Petaluma High rebounds on the football field with a big win

After a good week of practice, Petaluma plays well in 21-7 win over Terra Linda.|

Football coaches have long maintained that teams play on Friday night the way they practice all week. It proved true for Petaluma High last week.

“We had the best week of practice we’ve had this season,” Daniel Decarli, center and anchor of the Petaluma offensive line, said after the Trojans had soundly beaten a good Terra Linda team, 21-7.

The win, in the first football game played on the newly refurbished Steve Ellison Field, improved Petaluma to 2-1 on the season and was an impressive rebound from the week before when the Trojans lost to Santa Rosa.

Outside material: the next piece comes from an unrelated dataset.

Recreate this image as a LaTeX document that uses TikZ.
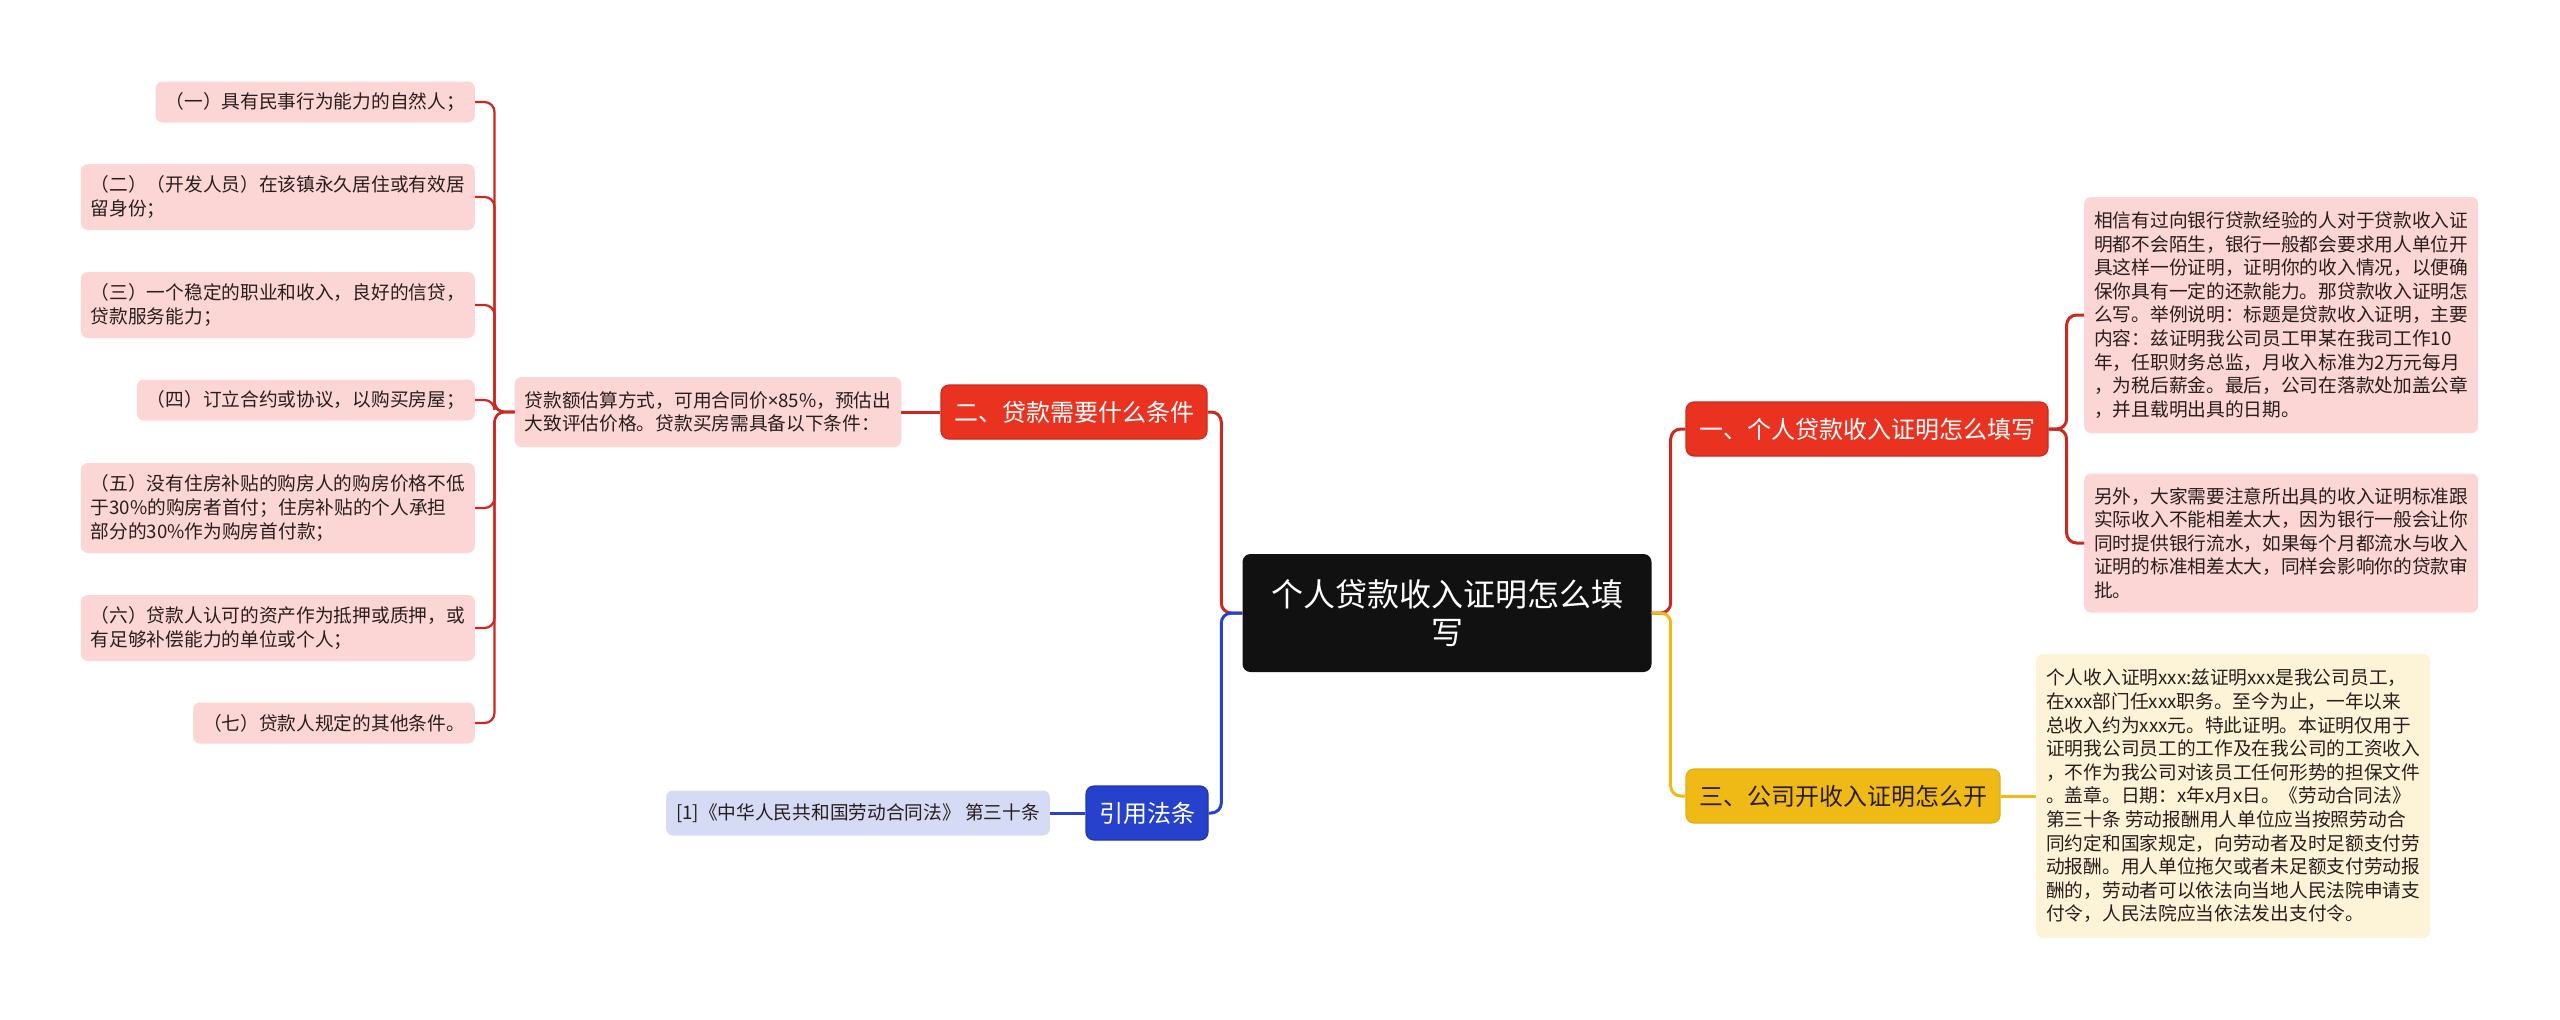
\documentclass[tikz,border=0pt]{standalone}
\usepackage{fontspec}
\setmainfont{Noto Sans CJK SC}
\newfontfamily\latinfont{Noto Sans}
\usepackage{tikz}
\usetikzlibrary{positioning, calc}
\definecolor{rootblack}{RGB}{17,17,17}
\definecolor{brred}{RGB}{234,50,32}
\definecolor{brredline}{RGB}{205,40,30}
\definecolor{leafpink}{RGB}{251,214,212}
\definecolor{brblue}{RGB}{38,66,205}
\definecolor{brblueline}{RGB}{30,52,180}
\definecolor{leafblue}{RGB}{213,219,245}
\definecolor{bryellow}{RGB}{240,186,22}
\definecolor{bryellowline}{RGB}{226,172,20}
\definecolor{leafyellow}{RGB}{253,243,214}
\definecolor{inkdark}{RGB}{40,30,30}
\tikzset{
  rootnode/.style={rectangle, fill=rootblack, text=white, rounded corners=8,
    minimum width=409, minimum height=118, align=center,
    font=\fontsize{32}{38}\selectfont},
  branch/.style={rectangle, rounded corners=8, inner xsep=13,
    minimum height=54, line width=1.2, font=\fontsize{24}{29}\selectfont},
  redbranch/.style={branch, fill=brred, draw=brredline, text=white},
  bluebranch/.style={branch, fill=brblue, draw=brblueline, text=white},
  yellowbranch/.style={branch, fill=bryellow, draw=bryellowline, text=inkdark},
  leaf/.style={rectangle, rounded corners=7, inner xsep=10, inner ysep=6,
    align=left, text=inkdark, font=\fontsize{18.7}{23.6}\selectfont},
  pinkleaf/.style={leaf, fill=leafpink},
  blueleaf/.style={leaf, fill=leafblue},
  yellowleaf/.style={leaf, fill=leafyellow},
  redlink/.style={line width=3, color=brredline, rounded corners=10},
  bluelink/.style={line width=3, color=brblue, rounded corners=10},
  yellowlink/.style={line width=3, color=bryellow, rounded corners=10},
  leaflink/.style={line width=2.2, color=brredline, rounded corners=10}
}
\begin{document}
\begin{tikzpicture}[x=1pt, y=-1pt]
  \fill[white] (0,0) rectangle (2560,1020);
  \useasboundingbox (0,0) rectangle (2560,1020);
  % centre
  \node[rootnode] (root) at (1447,613) {个人贷款收入证明怎么填\\写};
  % branches
  \node[redbranch] (b1) at (1867,429) {一、个人贷款收入证明怎么填写};
  \node[yellowbranch] (b3) at (1843,796) {三、公司开收入证明怎么开};
  \node[redbranch] (b2) at (1074,412) {二、贷款需要什么条件};
  \node[bluebranch] (bcite) at (1147,813) {引用法条};
  % left side
  \node[pinkleaf, minimum height=70] (est) at (708,412)
    {贷款额估算方式，可用合同价{\latinfont ×}85\%，预估出\\大致评估价格。贷款买房需具备以下条件：};
  \node[blueleaf, minimum height=45] (cite) at (858,813) {[1]《中华人民共和国劳动合同法》 第三十条};
  \node[pinkleaf, minimum height=41, anchor=east] (c1) at (475,102) {（一）具有民事行为能力的自然人；};
  \node[pinkleaf, minimum height=66, anchor=east] (c2) at (475,197)
    {（二）（开发人员）在该镇永久居住或有效居\\留身份；};
  \node[pinkleaf, minimum height=66, anchor=east] (c3) at (475,305)
    {（三）一个稳定的职业和收入，良好的信贷，\\贷款服务能力；};
  \node[pinkleaf, minimum height=41, anchor=east] (c4) at (475,400) {（四）订立合约或协议，以购买房屋；};
  \node[pinkleaf, minimum height=90, anchor=east] (c5) at (475,508)
    {（五）没有住房补贴的购房人的购房价格不低\\于30\%的购房者首付；住房补贴的个人承担\\部分的30\%作为购房首付款；};
  \node[pinkleaf, minimum height=66, anchor=east] (c6) at (475,628)
    {（六）贷款人认可的资产作为抵押或质押，或\\有足够补偿能力的单位或个人；};
  \node[pinkleaf, minimum height=41, anchor=east] (c7) at (475,723) {（七）贷款人规定的其他条件。};
  % right side
  \node[pinkleaf, minimum height=236, anchor=west] (r1) at (2084,315)
    {相信有过向银行贷款经验的人对于贷款收入证\\明都不会陌生，银行一般都会要求用人单位开\\具这样一份证明，证明你的收入情况，以便确\\保你具有一定的还款能力。那贷款收入证明怎\\么写。举例说明：标题是贷款收入证明，主要\\内容：兹证明我公司员工甲某在我司工作10\\年，任职财务总监，月收入标准为2万元每月\\，为税后薪金。最后，公司在落款处加盖公章\\，并且载明出具的日期。};
  \node[pinkleaf, minimum height=139, anchor=west] (r2) at (2084,543)
    {另外，大家需要注意所出具的收入证明标准跟\\实际收入不能相差太大，因为银行一般会让你\\同时提供银行流水，如果每个月都流水与收入\\证明的标准相差太大，同样会影响你的贷款审\\批。};
  \node[yellowleaf, minimum height=284, anchor=west] (r3) at (2036,796)
    {个人收入证明xxx:兹证明xxx是我公司员工，\\在xxx部门任xxx职务。至今为止，一年以来\\总收入约为xxx元。特此证明。本证明仅用于\\证明我公司员工的工作及在我公司的工资收入\\，不作为我公司对该员工任何形势的担保文件\\。盖章。日期：x年x月x日。《劳动合同法》\\第三十条 劳动报酬用人单位应当按照劳动合\\同约定和国家规定，向劳动者及时足额支付劳\\动报酬。用人单位拖欠或者未足额支付劳动报\\酬的，劳动者可以依法向当地人民法院申请支\\付令，人民法院应当依法发出支付令。};
  % connectors
  \draw[redlink] (root.west) -- ++(-21,0) |- (b2.east);
  \draw[bluelink] (root.west) -- ++(-21,0) |- (bcite.east);
  \draw[redlink] (root.east) -- ++(19,0) |- (b1.west);
  \draw[yellowlink] (root.east) -- ++(19,0) |- (b3.west);
  \draw[redlink] (b2.west) -- (est.east);
  \draw[bluelink] (bcite.west) -- (cite.east);
  \foreach \i in {1,...,7}
    \draw[leaflink] (est.west) -- ++(-20,0) |- (c\i.east);
  \draw[redlink] (b1.east) -- ++(18,0) |- (r1.west);
  \draw[redlink] (b1.east) -- ++(18,0) |- (r2.west);
  \draw[yellowlink] (b3.east) -- (r3.west);
\end{tikzpicture}
\end{document}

The victory wasn’t easily accomplished, but it was dominant and thorough, despite the loss of starting fullback Derrick Pomi to an injury early in the game. Colton Prieto stepped in, and the Petaluma offense didn’t miss a beat.

“Prieto did a great job stepping in,” said Petaluma coach Rick Krist. “With him in there, we were still able to run our regular veer.”

With Prieto gaining tough yards up the middle, leading other backs with his blocking and contributing to the deception of the Petaluma offense, the Trojans totaled 206 rushing yards and were able to sustain enough critical drives to beat a solid like-named Trojan team from Marin County.

Fifty of those yards came on one rocket run by senior Garrett Freitas, who put the game out of reach with his touchdown scamper early in the fourth quarter.

“I made one cut and got into the secondary, then I saw I only had one guy to beat. I saw him when he began to close on me, so I turned it on,” Freitas said of the run that gave Petaluma a 21-7 lead.

While Freitas, Prieto and quarterback Cole Powers were racking up the yards, it was all made possible by the efforts of the offensive line.

“We’re all playing for each other,” said Decarli. “We’re like brothers. We have one another’s backs.”

He noted that playing on the offensive front is about more than muscling the player in front of you.

“There is a lot to know,” he said. “From wedging to pulling, we need to know how to do it and do it right.”

“The biggest improvement in the team since day one has been the offensive line,” said Krist. “We’re getting settled in.”

Although Freitas’ scamper gave Petaluma only a two touchdown advantage with most of the fourth quarter still to play, the Trojans from Sonoma County could feel pretty secure because of the way they were handling the potentially potent Terra Linda offense.

Led by Conor Pedersen, who was all over the field, but mostly around the football, Petaluma held its visitors to 207 total yards, split almost equally between passing (107) and running (100).

The highlight of the defensive night for either Trojan team came in the second quarter with Petaluma clinging to a 14-7 lead when Jack Hartman somehow managed to out-jump and out-grab a flying Terra Linda receiver for a tumbling Spider-Man-like interception at midfield.

But the Petaluma defensive effort was truly a team affair, with every participant combining to keep the visiting Trojans out of the end zone after a tit-for-tat first quarter that saw both teams drive for touchdowns in their first possessions. Petaluma’s march ended with Powers in the end zone on a 3-yard run. Jackson Zebierek concluded the Terra Linda drive with a 1-yard run.

Petaluma managed to keep the offensive momentum flowing into the second period, scoring when Freitas streaked free in the middle of the Terra Linda defense to snare a 18-yard pass from Powers that, combined with Daxton Hogya’s extra point, gave the homeside a 14-7 lead.

Hartman’s spectacular interception took the air out of Terra Linda’s offensive balloon and neither team could get an attack started for the remainder of the half. At one point, Petaluma recovered a fumble and, on the next play, Terra Linda came up with an interception.

Petaluma chewed up much of the third quarter with a 58-yard march that ended with a 6-yard pass completion on a fourth-and-11 play inside the Terra Linda 30.

Less than a minute into the final quarter, Freitas took off, and Petaluma had the cushion it needed.

The Petaluma defense did the rest, twice stopping Terra Linda on fourth-down plays, once on an end zone pass knocked down by Hogya and finally on a sack by Mariano Jaramillo.

Petaluma hopes to keep home success going Friday night when it hosts El Molino.